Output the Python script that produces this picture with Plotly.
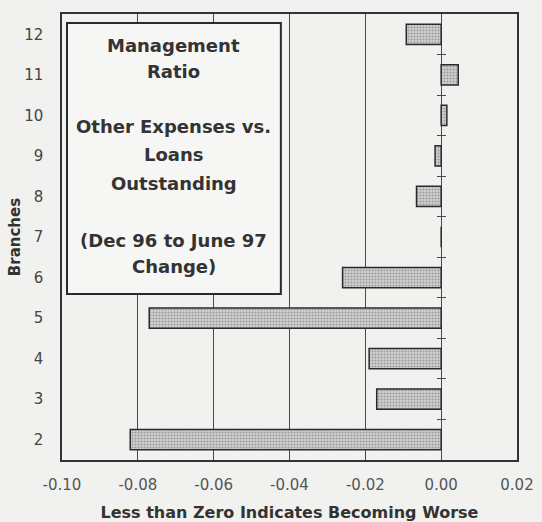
import plotly.graph_objects as go

# ---- data ----
branches = [2, 3, 4, 5, 6, 7, 8, 9, 10, 11, 12]
change = [-0.082, -0.017, -0.019, -0.077, -0.026, 0.0, -0.0065, -0.0016, 0.0015, 0.0045, -0.0092]
x_ticks = [-0.10, -0.08, -0.06, -0.04, -0.02, 0.00, 0.02]
x_tick_labels = ["-0.10", "-0.08", "-0.06", "-0.04", "-0.02", "0.00", "0.02"]
box_lines = ["Management", "Ratio", "Other Expenses vs.", "Loans", "Outstanding",
             "(Dec 96 to June 97", "Change)"]
box_line_y = [0.930, 0.870, 0.747, 0.684, 0.621, 0.493, 0.433]
boundaries = [b + 0.5 for b in branches[:-1]]

FONT = "DejaVu Sans"
BG = "#f1f1ef"
INK = "#333333"

fig = go.Figure()
fig.add_trace(go.Bar(
    x=change, y=branches, orientation="h", width=0.5,
    marker=dict(color="#cccccc",
                line=dict(color="#2a2a2a", width=1.5),
                pattern=dict(shape=".", fgcolor="#606060", bgcolor="#d2d2d2",
                             size=3, solidity=0.4)),
    showlegend=False, hoverinfo="x+y",
))
# helper traces so the tick axes at zero get drawn
fig.add_trace(go.Scatter(x=[None], y=[None], yaxis="y2", showlegend=False, hoverinfo="skip"))
fig.add_trace(go.Scatter(x=[None], y=[None], yaxis="y3", showlegend=False, hoverinfo="skip"))

zero_pos = (0 - x_ticks[0]) / (x_ticks[-1] - x_ticks[0])

fig.update_layout(
    width=542, height=522,
    margin=dict(l=62, r=25, t=14, b=62, autoexpand=False),
    paper_bgcolor=BG, plot_bgcolor=BG,
    font=dict(family=FONT, color=INK),
    xaxis=dict(
        range=[x_ticks[0], x_ticks[-1]], tickvals=x_ticks, ticktext=x_tick_labels,
        showgrid=True, gridcolor="#4a4a4a", gridwidth=1,
        zeroline=True, zerolinecolor="#4a4a4a", zerolinewidth=1,
        showline=True, linecolor=INK, linewidth=1.5, mirror=True,
        ticks="", ticklabelstandoff=10,
        tickfont=dict(family=FONT, size=15, color="#555555"),
        title=dict(text="<b>Less than Zero Indicates Becoming Worse</b>",
                   font=dict(family=FONT, size=16, color=INK), standoff=14),
        automargin=False,
    ),
    yaxis=dict(
        range=[1.5, 12.5], tickvals=branches, ticktext=[str(b) for b in branches],
        showgrid=False, zeroline=False,
        showline=True, linecolor=INK, linewidth=1.5, mirror=True,
        ticks="", ticklabelstandoff=14,
        tickfont=dict(family=FONT, size=15, color="#444444"),
        title=dict(text="<b>Branches</b>", font=dict(family=FONT, size=15, color=INK),
                   standoff=0),
        automargin=False,
    ),
    yaxis2=dict(
        overlaying="y", anchor="free", position=zero_pos, range=[1.5, 12.5],
        tickvals=boundaries, ticks="outside", ticklen=4, tickcolor="#4a4a4a",
        showticklabels=False, showgrid=False, zeroline=False, showline=False,
    ),
    yaxis3=dict(
        overlaying="y", anchor="free", position=zero_pos, range=[1.5, 12.5],
        tickvals=boundaries, ticks="inside", ticklen=4, tickcolor="#4a4a4a",
        showticklabels=False, showgrid=False, zeroline=False, showline=False,
    ),
    shapes=[dict(type="rect", xref="paper", yref="paper",
                 x0=0.011, x1=0.481, y0=0.372, y1=0.980,
                 line=dict(color="#2a2a2a", width=2), fillcolor="#f6f6f4", layer="above")],
)

for txt, yy in zip(box_lines, box_line_y):
    fig.add_annotation(text="<b>" + txt + "</b>", xref="paper", yref="paper",
                       x=0.246, y=yy, showarrow=False, xanchor="center", yanchor="middle",
                       font=dict(family=FONT, size=18, color=INK))

fig.write_html("out.html", config={"displayModeBar": False},
               post_script="document.body.style.margin='0px';")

**What needs to be done**
Retype the listing exactly. Pictures do not belong in the copy.

**Answer to the task**
Output the Python script that produces this picture with Plotly.
import plotly.graph_objects as go

# ---- data ----
branches = [2, 3, 4, 5, 6, 7, 8, 9, 10, 11, 12]
change = [-0.082, -0.017, -0.019, -0.077, -0.026, 0.0, -0.0065, -0.0016, 0.0015, 0.0045, -0.0092]
x_ticks = [-0.10, -0.08, -0.06, -0.04, -0.02, 0.00, 0.02]
x_tick_labels = ["-0.10", "-0.08", "-0.06", "-0.04", "-0.02", "0.00", "0.02"]
box_lines = ["Management", "Ratio", "Other Expenses vs.", "Loans", "Outstanding",
             "(Dec 96 to June 97", "Change)"]
box_line_y = [0.930, 0.870, 0.747, 0.684, 0.621, 0.493, 0.433]
boundaries = [b + 0.5 for b in branches[:-1]]

FONT = "DejaVu Sans"
BG = "#f1f1ef"
INK = "#333333"

fig = go.Figure()
fig.add_trace(go.Bar(
    x=change, y=branches, orientation="h", width=0.5,
    marker=dict(color="#cccccc",
                line=dict(color="#2a2a2a", width=1.5),
                pattern=dict(shape=".", fgcolor="#606060", bgcolor="#d2d2d2",
                             size=3, solidity=0.4)),
    showlegend=False, hoverinfo="x+y",
))
# helper traces so the tick axes at zero get drawn
fig.add_trace(go.Scatter(x=[None], y=[None], yaxis="y2", showlegend=False, hoverinfo="skip"))
fig.add_trace(go.Scatter(x=[None], y=[None], yaxis="y3", showlegend=False, hoverinfo="skip"))

zero_pos = (0 - x_ticks[0]) / (x_ticks[-1] - x_ticks[0])

fig.update_layout(
    width=542, height=522,
    margin=dict(l=62, r=25, t=14, b=62, autoexpand=False),
    paper_bgcolor=BG, plot_bgcolor=BG,
    font=dict(family=FONT, color=INK),
    xaxis=dict(
        range=[x_ticks[0], x_ticks[-1]], tickvals=x_ticks, ticktext=x_tick_labels,
        showgrid=True, gridcolor="#4a4a4a", gridwidth=1,
        zeroline=True, zerolinecolor="#4a4a4a", zerolinewidth=1,
        showline=True, linecolor=INK, linewidth=1.5, mirror=True,
        ticks="", ticklabelstandoff=10,
        tickfont=dict(family=FONT, size=15, color="#555555"),
        title=dict(text="<b>Less than Zero Indicates Becoming Worse</b>",
                   font=dict(family=FONT, size=16, color=INK), standoff=14),
        automargin=False,
    ),
    yaxis=dict(
        range=[1.5, 12.5], tickvals=branches, ticktext=[str(b) for b in branches],
        showgrid=False, zeroline=False,
        showline=True, linecolor=INK, linewidth=1.5, mirror=True,
        ticks="", ticklabelstandoff=14,
        tickfont=dict(family=FONT, size=15, color="#444444"),
        title=dict(text="<b>Branches</b>", font=dict(family=FONT, size=15, color=INK),
                   standoff=0),
        automargin=False,
    ),
    yaxis2=dict(
        overlaying="y", anchor="free", position=zero_pos, range=[1.5, 12.5],
        tickvals=boundaries, ticks="outside", ticklen=4, tickcolor="#4a4a4a",
        showticklabels=False, showgrid=False, zeroline=False, showline=False,
    ),
    yaxis3=dict(
        overlaying="y", anchor="free", position=zero_pos, range=[1.5, 12.5],
        tickvals=boundaries, ticks="inside", ticklen=4, tickcolor="#4a4a4a",
        showticklabels=False, showgrid=False, zeroline=False, showline=False,
    ),
    shapes=[dict(type="rect", xref="paper", yref="paper",
                 x0=0.011, x1=0.481, y0=0.372, y1=0.980,
                 line=dict(color="#2a2a2a", width=2), fillcolor="#f6f6f4", layer="above")],
)

for txt, yy in zip(box_lines, box_line_y):
    fig.add_annotation(text="<b>" + txt + "</b>", xref="paper", yref="paper",
                       x=0.246, y=yy, showarrow=False, xanchor="center", yanchor="middle",
                       font=dict(family=FONT, size=18, color=INK))

fig.write_html("out.html", config={"displayModeBar": False},
               post_script="document.body.style.margin='0px';")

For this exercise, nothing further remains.